Despite TDF being an effective and relatively safe medication, it has nephrotoxic potential (Casado et al, 2016). Interindividual variations in metabolism of TDF based on human genetic variation have been linked to the mechanism by which TDF causes renal dysfunction (Dahlin et al, 2015; Li et al, 2021). TDF uptake in the epithelial cells of the kidney tubules is mediated through anion transporters through basolateral membranes (Kohler et al, 2011; Neumanova et al, 2014; Ray et al, 2006). TDF is not metabolized by the cytochrome P450 enzymes and, therefore, its clearance in the proximal tubule of the renal nephron is controlled mostly by membrane transport proteins (Moss et al, 2014).
These transporters are encoded by the SCL22A6 and SLC22A8 that act in the uptake of tenofovir into the renal proximal tubule, whereas ABCC10, ABCC2, and ABCC4 control the active efflux of the drug across the apical membrane (Neumanova et al, 2014). The genes that code for these transporters display genetic variations that can affect their function.
A separate collection of genes may be involved in the presence or absence of comorbid conditions in the systemic disease COVID-19, which affects the kidneys and the cardiovascular system in general. This has been extensively discussed in other studies during the early stage of the pandemic (Askari et al, 2021). In view of this, there is the need to focus on the genes at play in tenofovir-induced toxicity using a broad conceptual approach, in light of the many unknowns and the ways in which COVID-19 impacts the whole organism.
Hence, we underscore that clinical pharmacogenomic and precision/personalized medicine research with TDF is much needed and timely as we learn to live with both COVID-19 (Butler, 2022) and liver diseases in the coming decade. This is particularly noteworthy in a pandemic-stricken world where chronic illness such as liver diseases and attendant precision/personalized medicine diagnostics continue to be important for planetary health.

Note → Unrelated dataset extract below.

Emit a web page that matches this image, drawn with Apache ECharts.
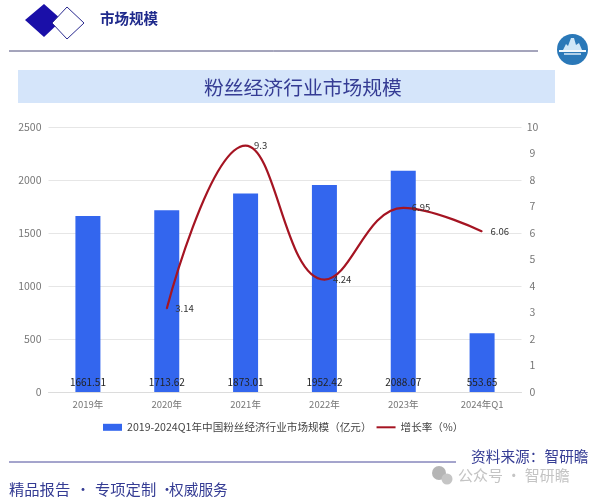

Our experience in Ghana tells us that it is important not to forget the burden of chronic diseases while advancing research on infectious diseases such as SARS-CoV-2, the virus that causes COVID-19. For the long game with COVID-19, we need to address the public health burden of infectious agents and chronic diseases in tandem. This will prevent the situation wherein there is over concentration on infectious diseases until we are overwhelmed by a significant chronic disease burden. Clinical pharmacogenomics of TDF in the mentioned context offers an apt example where resource-limited countries and regions of the world buttress the collective efforts to fight both COVID-19 and liver diseases impacting public health.
Footnotes
Author Disclosure Statement
The authors declare they have no conflicting financial interests.
Funding Information
The research that informed this perspective commentary was supported with funds from the National Research Foundation of South Africa awarded to Dr. Nicholas Ekow Thomford through a rated research incentive award (UID127492), and the Sam and Brew Butler postgraduate funding from the School of Graduate Studies, University of Cape Coast, Ghana awarded to Faustina Adu.